How to Choose a Reliable SLES Supplier
Batch-Specific COA: Every shipment must include a Certificate of Analysis confirming active matter, pH, colour, and 1,4-dioxane levels. A generic spec sheet is not acceptable.
1,4-Dioxane Compliance: Confirm levels are below 10 ppm for every batch. Any supplier unable to provide this data should be disqualified immediately.
Certifications: Look for ISO 9001, GMP for cosmetic grade supply, REACH for EU buyers, and RSPO for sustainable sourcing.
Sample Testing: Always test a sample before bulk commitment. Check active matter, pH, compatibility, and foam quality.
Batch Consistency: Request COA data from multiple previous batches. Inconsistency across batches signals poor quality control.
Reliable Supply: Confirm lead times, MOQs, and production capacity before finalising a supplier.
Scimplify offers consistent quality, full compliance transparency, and reliable delivery. Request a quote now.
Frequently Asked Questions (FAQs)
- What is the difference between SLS and SLES?
SLS (Sodium Lauryl Sulfate) and SLES (Sodium Laureth Sulfate) are both surfactants derived from lauryl alcohol, but SLES undergoes an extra manufacturing step called ethoxylation. This makes SLES a larger, milder molecule that is less irritating to skin, which is why most modern shampoos and body washes use SLES instead of SLS.
- Is SLES safer than SLS?
Yes, SLES is generally considered milder and safer for daily skin contact than SLS. Its larger molecule penetrates the skin barrier less aggressively, reducing the risk of dryness and irritation.
- Why do most shampoos use SLES instead of SLS?

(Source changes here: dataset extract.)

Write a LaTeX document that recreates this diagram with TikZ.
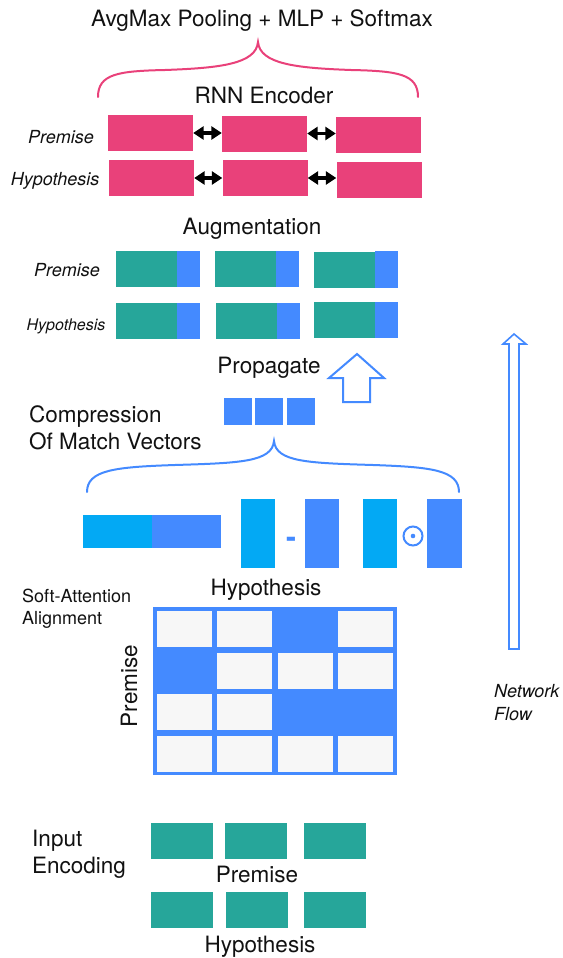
\documentclass[tikz,border=0pt]{standalone}
\usepackage{fontspec}
\setmainfont{TeX Gyre Heros}
\usetikzlibrary{arrows.meta}
\definecolor{cpink}{HTML}{E9417A}
\definecolor{cteal}{HTML}{26A69A}
\definecolor{cblue}{HTML}{448AFF}
\definecolor{clblue}{HTML}{03A9F4}
\definecolor{ccell}{HTML}{F7F7F7}
\definecolor{ctext}{HTML}{111111}
\begin{document}
\begin{tikzpicture}[x=1pt,y=-1pt,
  big/.style={font=\fontsize{22.5}{27}\selectfont, inner sep=0pt, text=ctext},
  small/.style={font=\fontsize{18}{22}\selectfont, inner sep=0pt, text=ctext},
  ital/.style={font=\fontsize{18}{22}\selectfont\itshape, inner sep=0pt, text=ctext},
  blk/.style n args={3}{rectangle, inner sep=0pt, draw=none, fill=#1, minimum width=#2, minimum height=#3},
  pbox/.style={blk={cpink}{85pt}{36pt}},
  abox/.style={blk={cteal}{84pt}{36pt}},
  ebox/.style={blk={cteal}{62pt}{36pt}},
  cbox/.style={blk={cblue}{28pt}{27pt}},
  cell/.style={blk={ccell}{55pt}{36pt}},
  dbl/.style={line width=3.5pt, {Triangle[length=10.5pt 0 0,width=13pt 0 0]}-{Triangle[length=10.5pt 0 0,width=13pt 0 0]}},
  hollow/.style={draw=cblue, fill=white, line width=2pt, line join=miter},
  brace/.style={line width=2pt, line cap=round}
]
\useasboundingbox (0,0) rectangle (562,958);

% ---------- Top: pooling + RNN encoder ----------
\node[big, anchor=base] (title) at (262,27) {AvgMax Pooling + MLP + Softmax};
\draw[brace, draw=cpink] (98,97) .. controls (98,74) and (118,71) .. (165,70)
  .. controls (220,68) and (256,64) .. (258,42)
  .. controls (260,64) and (296,68) .. (351,70)
  .. controls (398,71) and (418,74) .. (418,97);
\node[big, anchor=base] (rnn) at (264,103) {RNN Encoder};

\node[ital, anchor=base] (rprem) at (61,143) {Premise};
\node[ital, anchor=base] (rhyp) at (55,185) {Hypothesis};

\node[pbox] (r11) at (150.5,133) {};
\node[pbox] (r12) at (264.5,133.5) {};
\node[pbox] (r13) at (378.5,135) {};
\node[pbox] (r21) at (151.5,178) {};
\node[pbox] (r22) at (265,178) {};
\node[pbox] (r23) at (379,179.5) {};
\draw[dbl] (r11.east) -- (r11.east -| r12.west);
\draw[dbl] (r12.east) -- (r12.east -| r13.west);
\draw[dbl] (r21.east) -- (r21.east -| r22.west);
\draw[dbl] (r22.east) -- (r22.east -| r23.west);

% ---------- Augmentation ----------
\node[big, anchor=base] (aug) at (252,234) {Augmentation};
\node[ital, anchor=base] (aprem) at (67,276) {Premise};
\node[ital, font=\fontsize{16}{20}\selectfont\itshape, anchor=base] (ahyp) at (66,330) {Hypothesis};

\node[abox] (a11) at (158,269) {};
\node[abox] (a12) at (257,269) {};
\node[abox] (a13) at (356,269.5) {};
\node[abox] (a21) at (158,321) {};
\node[abox] (a22) at (258,321) {};
\node[abox] (a23) at (356,320) {};
\foreach \b in {a11,a12,a13,a21,a22,a23}
  \fill[cblue] ([xshift=-23pt]\b.north east) rectangle (\b.south east);

% ---------- Propagate ----------
\node[big, anchor=base] (prop) at (269,373) {Propagate};
\draw[hollow] (357,354) -- (384,378) -- (370,378) -- (370,402) -- (343,402) -- (343,378) -- (329,378) -- cycle;

% ---------- Compression ----------
\node[big, anchor=base west] (comp1) at (29,422) {Compression};
\node[big, anchor=base west] (comp2) at (29,449) {Of Match Vectors};
\node[cbox] (c1) at (238,411.5) {};
\node[cbox] (c2) at (269,411.5) {};
\node[cbox] (c3) at (301,411.5) {};

\draw[brace, draw=cblue] (87,492) .. controls (87,470) and (115,467) .. (175,465)
  .. controls (240,463) and (272,462) .. (274,441)
  .. controls (276,462) and (308,463) .. (373,465)
  .. controls (431,467) and (459,470) .. (459,492);

% ---------- Match vectors ----------
\node[blk={clblue}{69pt}{33pt}] (h1) at (117.5,531.5) {};
\node[blk={cblue}{69pt}{33pt}] (h2) at (186.5,531.5) {};
\node[blk={clblue}{34pt}{69pt}] (v1) at (258,533.5) {};
\node[font=\fontsize{30}{34}\selectfont\bfseries, text=cblue, inner sep=0pt, anchor=base] (minus) at (291,547.5) {-};
\node[blk={cblue}{34pt}{69pt}] (v2) at (322,533.5) {};
\node[blk={clblue}{34pt}{69pt}] (v3) at (380,533.5) {};
\node[circle, draw=cblue, line width=2pt, minimum size=19pt, inner sep=0pt] (odot) at (413,536) {};
\fill[cblue] (odot.center) circle (2.3pt);
\node[blk={cblue}{35pt}{69pt}] (v4) at (444.5,533.5) {};

% ---------- Soft attention ----------
\node[big, anchor=base] (mhyp) at (266,595) {Hypothesis};
\node[small, anchor=base west] (sa1) at (22,602) {Soft-Attention};
\node[small, anchor=base west] (sa2) at (22,624) {Alignment};
\node[big, rotate=90, anchor=base] (mprem) at (137,686) {Premise};

\node[blk={cblue}{244pt}{168pt}] (mat) at (275,691) {};
\foreach \r/\c in {1/1,1/2,1/4,2/2,2/3,2/4,3/1,3/2,4/1,4/2,4/3,4/4}
  \node[cell] (m\r\c) at ({184.5+60.3*(\c-1)},{629+41.7*(\r-1)}) {};

% ---------- Input encoding ----------
\node[big, anchor=base west] (in1) at (32,846) {Input};
\node[big, anchor=base west] (in2) at (32,873) {Encoding};
\node[ebox] (e11) at (181.5,841) {};
\node[ebox] (e12) at (256,841) {};
\node[ebox] (e13) at (335,841) {};
\node[ebox] (e21) at (182,909.5) {};
\node[ebox] (e22) at (256.5,909.5) {};
\node[ebox] (e23) at (335,909.5) {};
\node[big, anchor=base] (eprem) at (257,882) {Premise};
\node[big, anchor=base] (ehyp) at (260,952) {Hypothesis};

% ---------- Network flow ----------
\draw[hollow, line width=1.6pt] (514,334) -- (526,344) -- (519,344) -- (519,649) -- (509,649) -- (509,344) -- (503,344) -- cycle;
\node[ital, anchor=base west] (nf1) at (494,697) {Network};
\node[ital, anchor=base west] (nf2) at (494,720) {Flow};
\end{tikzpicture}
\end{document}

SLES became the industry standard in shampoos and body washes because it delivers comparable cleansing and foam performance to SLS while being significantly milder on the scalp and skin. As consumer awareness around ingredient safety grew, brands shifted to SLES to reduce irritation complaints and improve daily-use suitability across a broader range of skin and hair types.